To that end I venture south to find Metalman's Spring saison brewed with lemon peel, thyme and pink peppercorns. If that sounds weird - yes, it is pretty weird. Not wholly unpleasant to be fair, but I prefer my saisons dry and thirst-quenching, not tasting like glycerine honey and lemon. 

Beside this is the Metalman's new IPA, Ironmonger. A dark coppery red, this doesn't immediately look the part of my kind of IPA, a fear realised on tasting; it's heavily malty and quite bitter throughout, but lacks any meaningful hop expression. Disappointing from the brewer behind plenty of good hoppy beer.

From there to Whiplash, the new brand from Alex Lawes, brewer of good hoppy stuff from Rye River. Before we get to the hoppy stuff, though, Scaldy Porter. At 5.5% this shouldn't be as rich and thick as it is; blackstrap molasses on the nose with a big palate of coffee, dark chocolate and coarse, dry bitterness to finish. It's a sipper that's easy to appreciate but hard to love.
Easier to love is Surrender to the Void, a DIPA of 8.5%. It's got sweet and juicy pineapple and mango in spades, alongside bittersweet mandarin and orange skins - delicious. There's a savoury turn right at the finish and, while there's no real heat from the ABV, there's a slick, slightly sticky body that for me, discourages over enthusiastic sipping to get to that juicy centre. Still, very good stuff from a brewery (own kit to come) I look forward to seeing more of.

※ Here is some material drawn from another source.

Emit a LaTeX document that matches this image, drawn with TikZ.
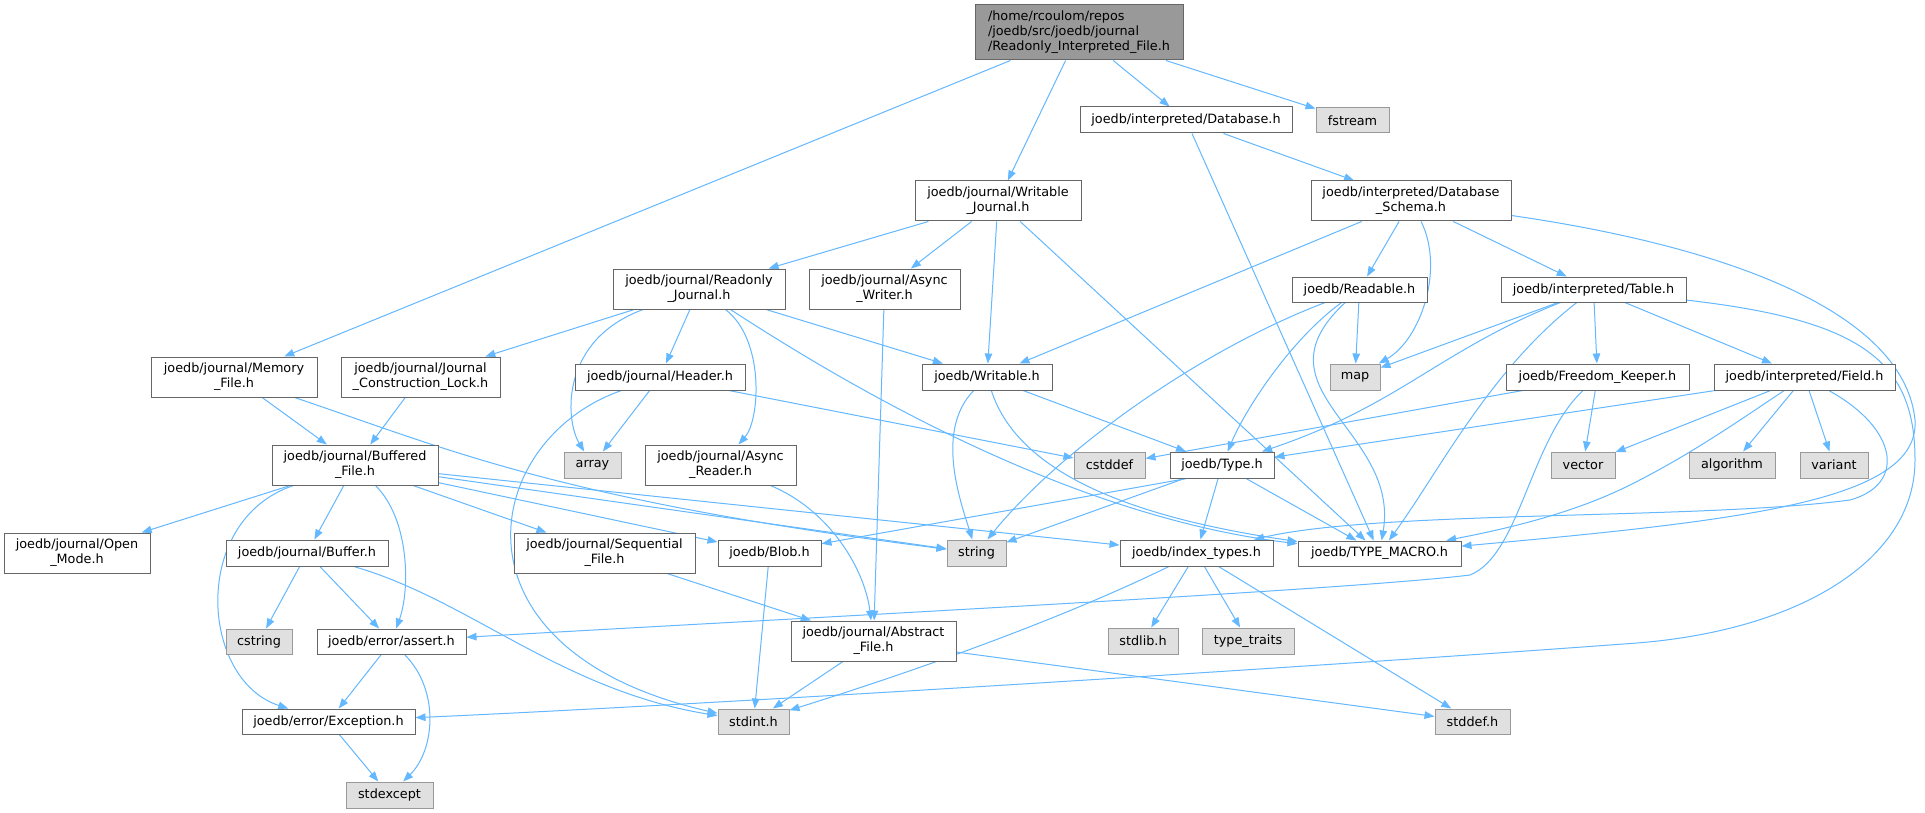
\documentclass[tikz,border=0pt]{standalone}
\usepackage{fontspec}
\setmainfont{DejaVu Sans}
\usetikzlibrary{arrows.meta}
\definecolor{edgec}{HTML}{63B8FF}
\definecolor{bordc}{HTML}{666666}
\definecolor{extb}{HTML}{999999}
\definecolor{extf}{HTML}{E0E0E0}
\definecolor{rootf}{HTML}{999999}
\pgfdeclarelayer{bg}
\pgfsetlayers{bg,main}
\tikzset{
 base/.style={draw, line width=1pt, inner sep=0pt, font=\fontsize{12.8}{15}\selectfont, align=center, text=black},
 doc/.style={base, draw=bordc, fill=white},
 ext/.style={base, draw=extb, fill=extf},
 rootnode/.style={base, draw=bordc, fill=rootf, align=left},
 inc/.style={draw=edgec, line width=1pt, -{Triangle[length=10pt,width=7.5pt]}},
}
\begin{document}
\begin{tikzpicture}[x=1pt,y=-1pt]
\useasboundingbox (0,0) rectangle (1925,813);
% nodes
\node[rootnode, minimum width=208pt, minimum height=55pt] (root) at (1079,32.5) {/home/rcoulom/repos\\/joedb/src/joedb/journal\\/Readonly\_Interpreted\_File.h};
\node[doc, minimum width=212pt, minimum height=26pt] (db) at (1186,120) {joedb/interpreted/Database.h};
\node[ext, minimum width=73pt, minimum height=25pt] (fstream) at (1352.5,120.5) {fstream};
\node[doc, minimum width=166pt, minimum height=40pt] (wj) at (998,201) {joedb/journal/Writable\\\_Journal.h};
\node[doc, minimum width=200pt, minimum height=40pt] (schema) at (1411,201) {joedb/interpreted/Database\\\_Schema.h};
\node[doc, minimum width=172pt, minimum height=40pt] (rj) at (699,289) {joedb/journal/Readonly\\\_Journal.h};
\node[doc, minimum width=151pt, minimum height=40pt] (aw) at (884.5,289) {joedb/journal/Async\\\_Writer.h};
\node[doc, minimum width=135pt, minimum height=25pt] (readable) at (1359.5,289.5) {joedb/Readable.h};
\node[doc, minimum width=185pt, minimum height=25pt] (table) at (1593.5,289.5) {joedb/interpreted/Table.h};
\node[doc, minimum width=166pt, minimum height=40pt] (memfile) at (234,377) {joedb/journal/Memory\\\_File.h};
\node[doc, minimum width=159pt, minimum height=40pt] (jcl) at (420.5,377) {joedb/journal/Journal\\\_Construction\_Lock.h};
\node[doc, minimum width=170pt, minimum height=26pt] (header) at (660,377) {joedb/journal/Header.h};
\node[doc, minimum width=130pt, minimum height=26pt] (writable) at (987,377) {joedb/Writable.h};
\node[ext, minimum width=50pt, minimum height=26pt] (map) at (1355,377) {map};
\node[doc, minimum width=183pt, minimum height=26pt] (fk) at (1597.5,377) {joedb/Freedom\_Keeper.h};
\node[doc, minimum width=181pt, minimum height=26pt] (field) at (1804.5,377) {joedb/interpreted/Field.h};
\node[doc, minimum width=166pt, minimum height=40pt] (bf) at (355,465) {joedb/journal/Buffered\\\_File.h};
\node[ext, minimum width=57pt, minimum height=26pt] (array) at (592.5,465) {array};
\node[doc, minimum width=151pt, minimum height=40pt] (ar) at (720.5,465) {joedb/journal/Async\\\_Reader.h};
\node[ext, minimum width=71pt, minimum height=26pt] (cstddef) at (1109.5,465) {cstddef};
\node[doc, minimum width=104pt, minimum height=26pt] (type) at (1222,465) {joedb/Type.h};
\node[ext, minimum width=64pt, minimum height=26pt] (vector) at (1583,465) {vector};
\node[ext, minimum width=86pt, minimum height=26pt] (algorithm) at (1732,465) {algorithm};
\node[ext, minimum width=68pt, minimum height=26pt] (variant) at (1834,465) {variant};
\node[doc, minimum width=146pt, minimum height=40pt] (openmode) at (77,553) {joedb/journal/Open\\\_Mode.h};
\node[doc, minimum width=162pt, minimum height=26pt] (buffer) at (307,553) {joedb/journal/Buffer.h};
\node[doc, minimum width=181pt, minimum height=40pt] (seq) at (604.5,553) {joedb/journal/Sequential\\\_File.h};
\node[doc, minimum width=103pt, minimum height=26pt] (blob) at (769.5,553) {joedb/Blob.h};
\node[ext, minimum width=59pt, minimum height=26pt] (string) at (976.5,553) {string};
\node[doc, minimum width=153pt, minimum height=26pt] (indextypes) at (1196.5,553) {joedb/index\_types.h};
\node[doc, minimum width=163pt, minimum height=25pt] (typemacro) at (1379.5,553.5) {joedb/TYPE\_MACRO.h};
\node[ext, minimum width=66pt, minimum height=25pt] (cstring) at (259,641.5) {cstring};
\node[doc, minimum width=149pt, minimum height=25pt] (assert) at (391.5,641.5) {joedb/error/assert.h};
\node[doc, minimum width=165pt, minimum height=40pt] (af) at (873.5,641) {joedb/journal/Abstract\\\_File.h};
\node[ext, minimum width=70pt, minimum height=26pt] (stdlib) at (1143,641) {stdlib.h};
\node[ext, minimum width=92pt, minimum height=26pt] (typetraits) at (1248,641) {type\_traits};
\node[doc, minimum width=173pt, minimum height=25pt] (exception) at (328.5,721.5) {joedb/error/Exception.h};
\node[ext, minimum width=71pt, minimum height=25pt] (stdint) at (753.5,721.5) {stdint.h};
\node[ext, minimum width=75pt, minimum height=25pt] (stddef) at (1472.5,721.5) {stddef.h};
\node[ext, minimum width=87pt, minimum height=26pt] (stdexcept) at (389.5,795) {stdexcept};
% edges
\begin{pgfonlayer}{bg}
\fill[white] (0,0) rectangle (1925,813);
\draw[inc] (root) -- (memfile);
\draw[inc] (root) -- (wj);
\draw[inc] (root) -- (db);
\draw[inc] (root) -- (fstream);
\draw[inc] (db) -- (schema);
\draw[inc] (db) -- (typemacro);
\draw[inc] (wj) -- (rj);
\draw[inc] (wj) -- (aw);
\draw[inc] (wj) -- (writable);
\draw[inc] (wj) -- (typemacro);
\draw[inc] (schema) -- (writable);
\draw[inc] (schema) -- (readable);
\draw[inc] (schema) .. controls (1445,270) and (1420,340) .. (map);
\draw[inc] (schema) -- (table);
\draw[inc] (schema) .. controls (1750,250) and (1905,320) .. (1915,420) .. controls (1920,500) and (1750,520) .. (typemacro);
\draw[inc] (rj) -- (jcl);
\draw[inc] (rj) .. controls (560,340) and (565,420) .. (array);
\draw[inc] (rj) -- (header);
\draw[inc] (rj) .. controls (765,340) and (760,420) .. (ar);
\draw[inc] (rj) -- (writable);
\draw[inc] (rj) .. controls (900,420) and (1100,520) .. (typemacro);
\draw[inc] (aw) -- (af);
\draw[inc] (readable) .. controls (1200,350) and (1060,450) .. (string);
\draw[inc] (readable) .. controls (1290,340) and (1245,410) .. (type);
\draw[inc] (readable) -- (map);
\draw[inc] (readable) .. controls (1250,390) and (1400,430) .. (typemacro);
\draw[inc] (table) -- (map);
\draw[inc] (table) .. controls (1440,350) and (1400,405) .. (type);
\draw[inc] (table) .. controls (1490,370) and (1440,470) .. (typemacro);
\draw[inc] (table) -- (fk);
\draw[inc] (table) -- (field);
\draw[inc] (table) .. controls (1860,320) and (1915,360) .. (1915,460) .. controls (1915,560) and (1800,630) .. (1637,643) .. controls (1300,668) and (700,705) .. (exception);
\draw[inc] (memfile) -- (bf);
\draw[inc] (memfile) .. controls (450,450) and (560,500) .. (string);
\draw[inc] (jcl) -- (bf);
\draw[inc] (header) -- (array);
\draw[inc] (header) -- (cstddef);
\draw[inc] (header) .. controls (480,440) and (440,650) .. (stdint);
\draw[inc] (writable) .. controls (935,430) and (960,500) .. (string);
\draw[inc] (writable) -- (type);
\draw[inc] (writable) .. controls (1020,480) and (1150,520) .. (typemacro);
\draw[inc] (fk) -- (cstddef);
\draw[inc] (fk) .. controls (1530,440) and (1520,555) .. (1470,575) .. controls (1350,590) and (800,618) .. (assert);
\draw[inc] (fk) -- (vector);
\draw[inc] (field) -- (type);
\draw[inc] (field) -- (vector);
\draw[inc] (field) .. controls (1740,420) and (1690,455) .. (1630,485) .. controls (1570,515) and (1500,530) .. (typemacro);
\draw[inc] (field) -- (algorithm);
\draw[inc] (field) -- (variant);
\draw[inc] (field) .. controls (1900,430) and (1905,485) .. (1850,500) .. controls (1700,520) and (1380,510) .. (indextypes);
\draw[inc] (bf) -- (openmode);
\draw[inc] (bf) -- (buffer);
\draw[inc] (bf) .. controls (410,520) and (410,590) .. (assert);
\draw[inc] (bf) .. controls (190,520) and (200,680) .. (exception);
\draw[inc] (bf) -- (seq);
\draw[inc] (bf) -- (blob);
\draw[inc] (bf) -- (string);
\draw[inc] (bf) -- (indextypes);
\draw[inc] (ar) .. controls (830,510) and (865,570) .. (af);
\draw[inc] (type.201) -- (blob);
\draw[inc] (type) -- (string);
\draw[inc] (type) -- (indextypes);
\draw[inc] (type) -- (typemacro);
\draw[inc] (buffer) -- (cstring);
\draw[inc] (buffer) -- (assert);
\draw[inc] (buffer) .. controls (470,600) and (560,690) .. (stdint);
\draw[inc] (seq) -- (af);
\draw[inc] (blob) -- (stdint);
\draw[inc] (indextypes) .. controls (1080,610) and (950,660) .. (stdint);
\draw[inc] (indextypes) -- (stdlib);
\draw[inc] (indextypes) -- (typetraits);
\draw[inc] (indextypes) -- (stddef);
\draw[inc] (af) -- (stdint);
\draw[inc] (af) -- (stddef);
\draw[inc] (assert) -- (exception);
\draw[inc] (assert) .. controls (440,690) and (435,750) .. (stdexcept);
\draw[inc] (exception) -- (stdexcept);
\end{pgfonlayer}
\end{tikzpicture}
\end{document}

And finally, we finish where we began, back at the students' hangout with the UCC Pilot Brewery and their Season of the Witch saison. At 8.7% it's well above what I'd usally like for the style but thankfully drinks well for that strength. Still, there's a touch too much syrupy sweetness, while the wheaty, grainy body is just about right. Low esters and flashes of lemon add some spice to proceedings. 
On that good, if quiet, note, it was time to call it a day.